Although some headlines ballyhoo the annual EV sales growth in the U.S. market, that rate has slowed considerably. Yes, Q1 sales rose 2.6% year-over-year but fell 15.2% compared to Q4 2023, reports Cox.

“Look at these EVs,” one salesperson at a Tucson-area Kia store, who asked to remain anonymous, tells WardsAuto as he waves at a lineup of electric models. “We can’t move them, even with zero percent financing.”

Industry analysts say falling prices, increased incentives and, yes, financing breaks have kept EV sales volume afloat. Cox reports a 9% decrease in average new EV transaction prices during Q1. That $55,167 price was down roughly 13.5% year-over-year. It’s sobering to read that the lower price didn't translate into higher sales volumes.
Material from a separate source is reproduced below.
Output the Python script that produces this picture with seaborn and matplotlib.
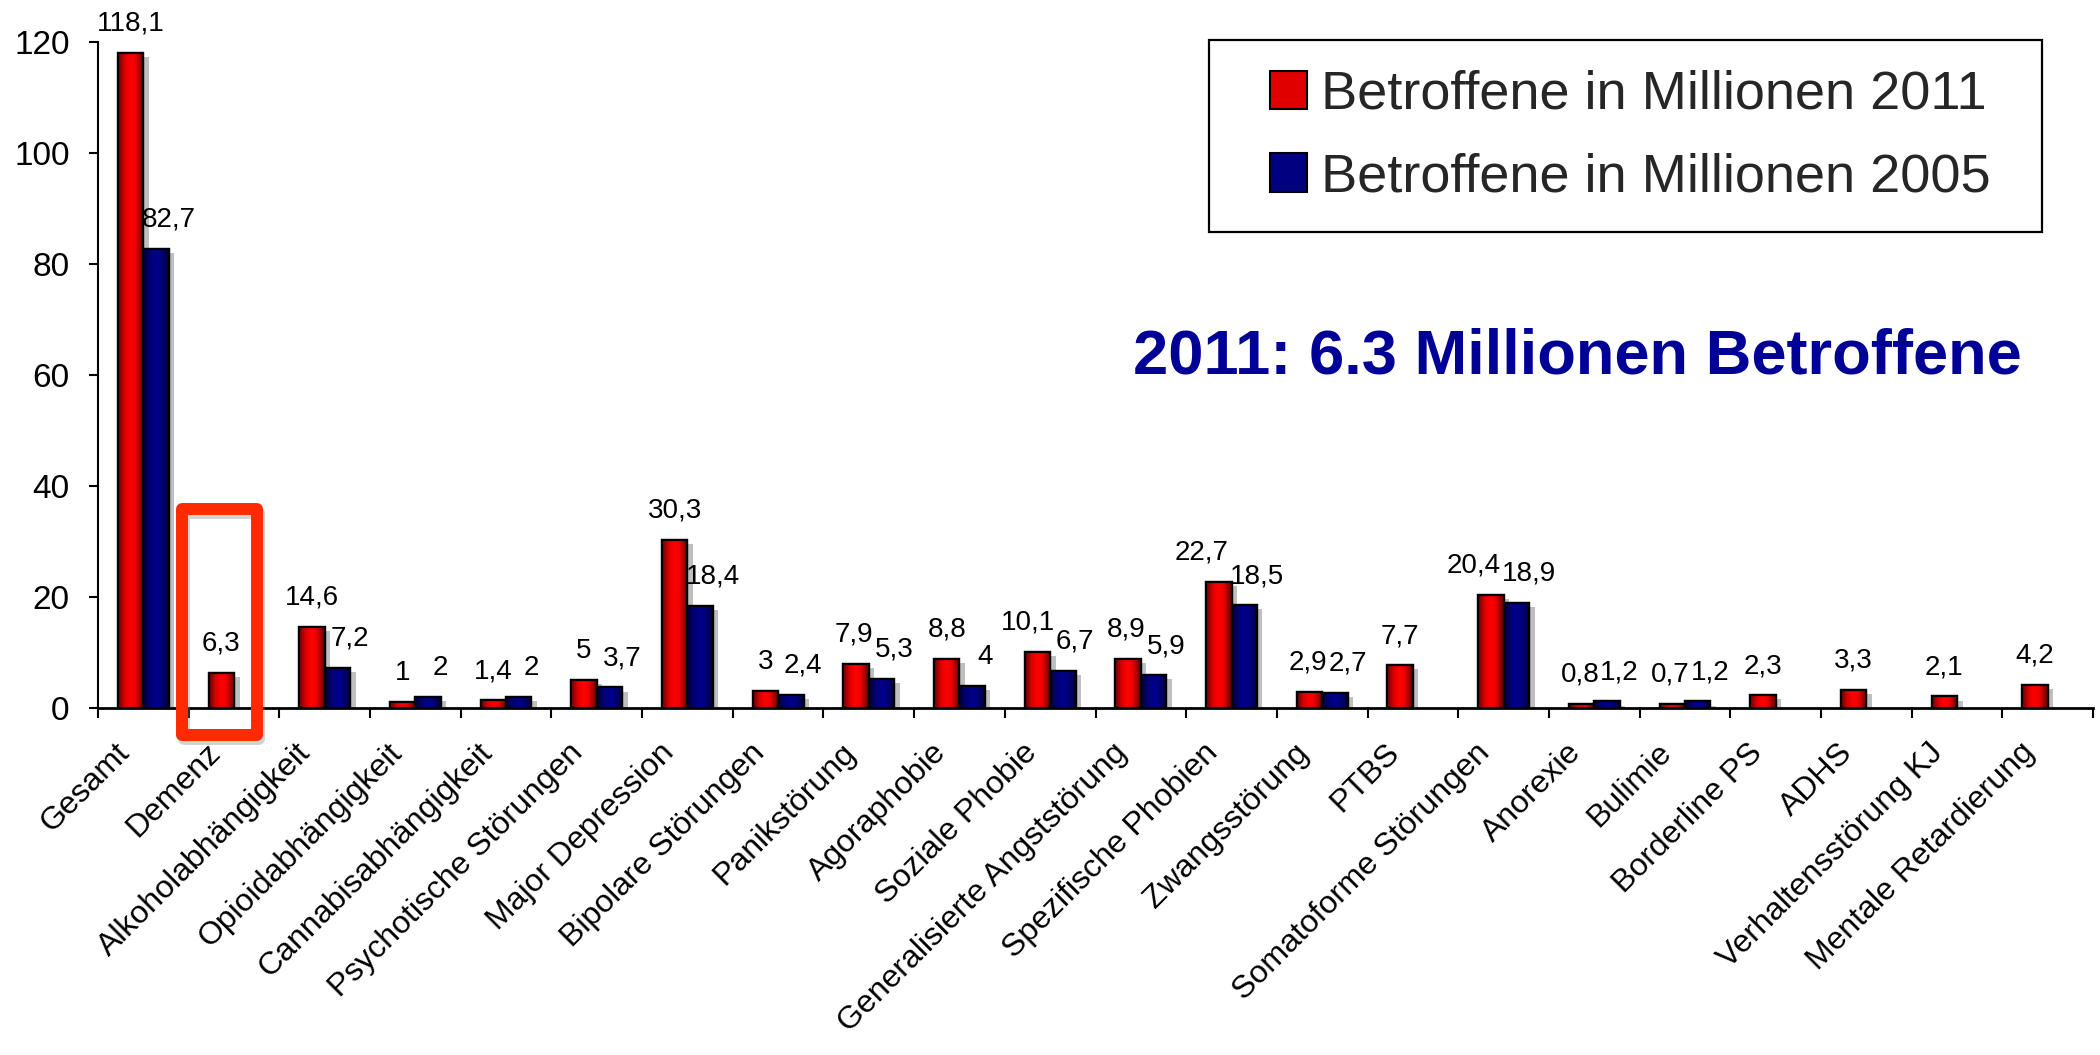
import numpy as np
import pandas as pd
import matplotlib
matplotlib.use("Agg")
import matplotlib.pyplot as plt
import matplotlib.patheffects as pe
import matplotlib.transforms as mtransforms
from matplotlib.colors import LinearSegmentedColormap
from matplotlib.patches import Patch, PathPatch, Rectangle
import seaborn as sns

# ---------------- data ----------------
categories = [
    "Gesamt", "Demenz", "Alkoholabhängigkeit", "Opioidabhängigkeit",
    "Cannabisabhängigkeit", "Psychotische Störungen", "Major Depression",
    "Bipolare Störungen", "Panikstörung", "Agoraphobie", "Soziale Phobie",
    "Generalisierte Angststörung", "Spezifische Phobien", "Zwangsstörung",
    "PTBS", "Somatoforme Störungen", "Anorexie", "Bulimie", "Borderline PS",
    "ADHS", "Verhaltensstörung KJ", "Mentale Retardierung",
]
values_2011 = [118.1, 6.3, 14.6, 1, 1.4, 5, 30.3, 3, 7.9, 8.8, 10.1, 8.9,
               22.7, 2.9, 7.7, 20.4, 0.8, 0.7, 2.3, 3.3, 2.1, 4.2]
values_2005 = [82.7, np.nan, 7.2, 2, 2, 3.7, 18.4, 2.4, 5.3, 4, 6.7, 5.9,
               18.5, 2.7, np.nan, 18.9, 1.2, 1.2, np.nan, np.nan, np.nan, np.nan]
series_labels = ["Betroffene in Millionen 2011", "Betroffene in Millionen 2005"]
y_ticks = [0, 20, 40, 60, 80, 100, 120]
highlight_category = "Demenz"
annotation_text = "2011: 6.3 Millionen Betroffene"

# ---------------- styling ----------------
FONT = "Liberation Sans"
RED = "#e00000"
BLUE = "#000080"
ANNOT_BLUE = "#000096"
DPI = 100

sns.set_theme(style="white")
plt.rcParams["font.family"] = [FONT, "DejaVu Sans"]

rows = []
for c, v in zip(categories, values_2011):
    if not np.isnan(v):
        rows.append({"Kategorie": c, "Wert": v, "Serie": series_labels[0]})
for c, v in zip(categories, values_2005):
    if not np.isnan(v):
        rows.append({"Kategorie": c, "Wert": v, "Serie": series_labels[1]})
df = pd.DataFrame(rows)

fig = plt.figure(figsize=(21, 10.55), dpi=DPI)
fig.patch.set_facecolor("white")
ax = fig.add_axes([98 / 2100, 1 - 708 / 1055, (2093 - 98) / 2100, (708 - 42) / 1055])
ax.set_facecolor("white")

sns.barplot(
    data=df, x="Kategorie", y="Wert", hue="Serie",
    order=categories, hue_order=series_labels,
    palette=[RED, BLUE], saturation=1, width=0.56, dodge=True,
    edgecolor="black", linewidth=1.6, legend=False, ax=ax,
)

# gradients + shadows on bars
red_cmap = LinearSegmentedColormap.from_list(
    "redgrad", [(0.0, (0.42, 0, 0)), (0.25, (0.85, 0, 0)), (0.45, (1, 0, 0)),
                (0.65, (0.95, 0, 0)), (1.0, (0.40, 0, 0))])
blue_cmap = LinearSegmentedColormap.from_list(
    "bluegrad", [(0.0, (0, 0, 0.22)), (0.3, (0, 0, 0.48)), (0.5, (0, 0, 0.55)),
                 (0.7, (0, 0, 0.48)), (1.0, (0, 0, 0.22))])
grad = np.linspace(0, 1, 64).reshape(1, -1)

labels_by_series = []
for cont, cmap, dx in zip(ax.containers, [red_cmap, blue_cmap], [0, 9]):
    lab = {}
    for bar in cont:
        h = bar.get_height()
        if not np.isfinite(h) or h <= 0:
            continue
        x0 = bar.get_x()
        w = bar.get_width()
        bar.set_path_effects([
            pe.SimplePatchShadow(offset=(4, -3), shadow_rgbFace="#b8b8b8", alpha=0.9),
            pe.Normal(),
        ])
        bar.set_zorder(2)
        im = ax.imshow(grad, cmap=cmap, extent=[x0, x0 + w, 0, h],
                       aspect="auto", interpolation="bilinear", zorder=2.2)
        im.set_clip_path(bar)
        edge = PathPatch(bar.get_path(), transform=bar.get_transform(),
                         fill=False, edgecolor="black", linewidth=1.6, zorder=2.4)
        ax.add_patch(edge)
        lbl = f"{h:g}".replace(".", ",")
        t = ax.annotate(lbl, xy=(x0 + w / 2, h), xytext=(dx, 21),
                        textcoords="offset points", ha="center", va="center",
                        fontsize=20, color="black", annotation_clip=False, zorder=5)
        lab[int(round(x0 + w))] = t  # key: category index (bars meet at centre)
        lab[int(round(x0))] = t
    labels_by_series.append(lab)

ax.set_xlim(-0.5, len(categories) - 0.5)
ax.set_ylim(0, 120)

# axes / ticks
for s in ["top", "right"]:
    ax.spines[s].set_visible(False)
ax.spines["left"].set_color("black")
ax.spines["left"].set_linewidth(1.5)
ax.spines["bottom"].set_color("black")
ax.spines["bottom"].set_linewidth(2)

ax.set_yticks(y_ticks)
ax.set_yticklabels([str(t) for t in y_ticks], fontsize=24, color="black")
ax.tick_params(axis="y", which="major", direction="out", length=6.5, width=1.5,
               pad=14, left=True, color="black")

ax.set_xticks(range(len(categories)))
ax.set_xticklabels(categories, rotation=45, ha="right", va="center",
                   rotation_mode="anchor", fontsize=23, color="black")
ax.tick_params(axis="x", which="major", length=0, pad=29)
shift = mtransforms.ScaledTranslation(-13 / 72, 0, fig.dpi_scale_trans)
for tl in ax.get_xticklabels():
    tl.set_transform(tl.get_transform() + shift)
ax.set_xticks(np.arange(-0.5, len(categories), 1.0), minor=True)
ax.tick_params(axis="x", which="minor", direction="out", length=7.5, width=1.5,
               bottom=True, color="black")
ax.set_xlabel("")
ax.set_ylabel("")
ax.grid(False)

# highlight box around Demenz
hi = categories.index(highlight_category)
rect = Rectangle((hi - 0.577, -4.86), 0.827, 40.76, fill=False,
                 edgecolor="#ff2a00", linewidth=8.6, joinstyle="round",
                 clip_on=False, zorder=6)
rect.set_path_effects([pe.SimpleLineShadow(offset=(2, -3), shadow_color="gray", alpha=0.35),
                       pe.Normal()])
ax.add_patch(rect)

# annotation text
fig.text(1577 / 2100, 1 - 357 / 1055, annotation_text, ha="center", va="center",
         fontsize=45.5, fontweight="bold", color=ANNOT_BLUE, family=FONT)

# legend
handles = [Patch(facecolor=RED, edgecolor="black", linewidth=1.5),
           Patch(facecolor=BLUE, edgecolor="black", linewidth=1.5)]
leg = fig.legend(handles, series_labels, loc="center",
                 bbox_to_anchor=(1630 / 2100, 1 - 136 / 1055),
                 frameon=False, fontsize=39, handlelength=0.68, handleheight=0.72,
                 handletextpad=0.26, labelspacing=0.6, borderpad=0)
frame = Rectangle((1209 / 2100, 1 - 232 / 1055), (2042 - 1209) / 2100, (232 - 40) / 1055,
                  transform=fig.transFigure, fill=False, edgecolor="black",
                  linewidth=1.6, zorder=1)
fig.patches.append(frame)

# avoid overlapping value labels within a category: nudge the 2011 label left
fig.canvas.draw()
renderer = fig.canvas.get_renderer()
red_labels, blue_labels = labels_by_series
for i in range(len(categories)):
    r = red_labels.get(i)
    b = blue_labels.get(i)
    if r is None or b is None:
        continue
    rb = r.get_window_extent(renderer)
    bb = b.get_window_extent(renderer)
    overlap_x = rb.x1 - bb.x0
    overlap_y = min(rb.y1, bb.y1) - max(rb.y0, bb.y0)
    if overlap_x > 0 and overlap_y > 0:
        ox, oy = r.xyann
        r.xyann = (ox - (overlap_x + 1) * 72 / DPI, oy)

fig.savefig("out.png", dpi=DPI, facecolor="white")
Dealers struggling to move the EV metal are stymied by slashed prices, higher incentives and increased leasing, reports Cox. One reason leasing has increased – Cox reports more than a quarter of EVs were leased during Q1, more than double the 2023 level – is the lure of the $7,500 Inflation Reduction Act incentive.

“Electric-vehicle sales in the U.S. declined during Q1 2024 – the first quarter-over-quarter downturn since Q2 2020,” says Stephanie Valdez Streaty, Cox’s director of Industry Insights. “As anticipated, Tesla’s sales took a hit, influencing the overall market dynamics.”

According to Kelley Blue Book estimates, Tesla sales in the U.S. in Q1 were down 13.3% year-over-year –  well below the typical double-digit growth that had become routine with the Tesla brand. Tesla’s share of the electric-vehicle market in Q1 2024 was 51.3%, down from 61.7% one year earlier.

But the news about EV sales is not all dire. Valdez Streaty adds that some brands – BMW, Cadillac, Ford, Hyundai, Kia, Lexus, Mercedes, Rivian and VinFast – saw more than 50% year-over-year sales increases.

“As noted in January, we are calling 2024 ‘The Year of More,’” says Valdez Streaty. “More new products, more incentives, more inventory, more leasing and more infrastructure will drive EV sales higher this year. Even so, we’ll continue to see ups and downs as the industry moves towards electrification.”